The thought just occurred to me that we as drummers on this forum and other forums who sit around discussing the nuances of shell design and ply makeup and what makes vintage so desirable and silver sealer contributing to the "Great Gretsch Sound" etc. etc. as if there is some deep science involved. or some secret formula that is proprietary to one manufacture or another. I think the various manufacturers must get a huge kick out of all this, if and when they read these forums. They are thinking to themselves, we are just trying to manage costs and put out a decent product as cheaply as possible that sounds good and that the public will buy. Where as we as consumers are discussing the perceived science behind it, when in reality its quite possible acoustic science was not even part of the equation from a manufacturing stand point.
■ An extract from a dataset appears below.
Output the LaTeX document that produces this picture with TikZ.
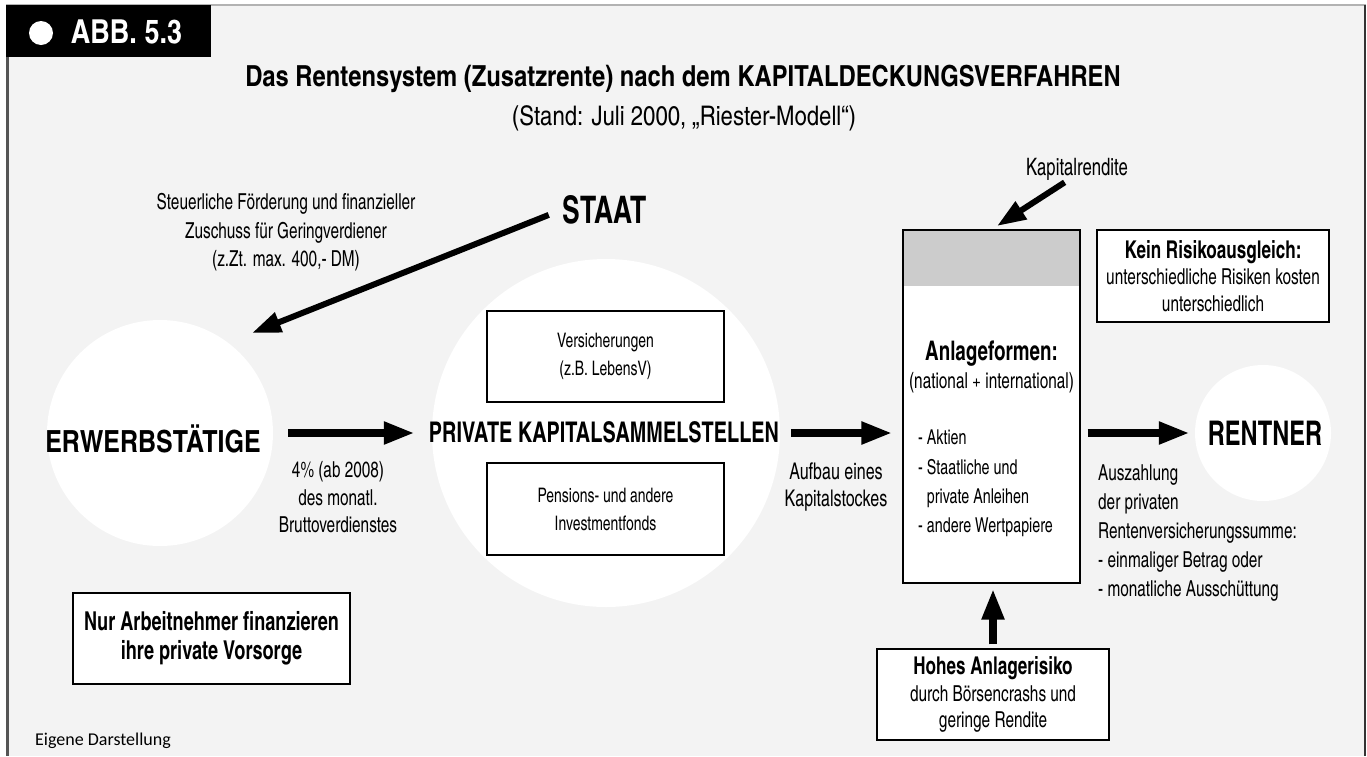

We drummers have created their marketing hype for them.

I was thinking when I bought my first Ludwig kit back in 1979 as a 17 year old teenager. Shell make up and thoughts such as ply direction, shell resonance and 45 degree verses 30 degree round over bearing edges never entered my mind to even question. I new about Ludwig drums, that they were quality pro level kits and that I saw some of my drum heroes were playing them and that was all the information I needed. I picked a color I liked and never gave it anymore thought than that. I just played the heck out of them and replaced cheep pot metal hardware failures as needed. Hardware issuers where often handled buy my machinist father who would fabricate pieces I needed out of stainless steel or billet aluminum and polished to shine like chrome. These pieces were far superior to what the manufactures were offering in the day. I just wanted my drums to hold up to 5 night a week gigs as was common back in the day and do their job. I never discussed with my other drummer friends even a fraction of what we discuss here on the forum. I'm not being critical at all about any of this. I just find it kind of fascinating from a human study stand point is all. We as drummers are so passionate about our instruments we have created and entire culture that questions every nuance of their instruments down to the metallurgy of fasteners used to attach the lugs and if it in anyway inhibits resonance. Lol!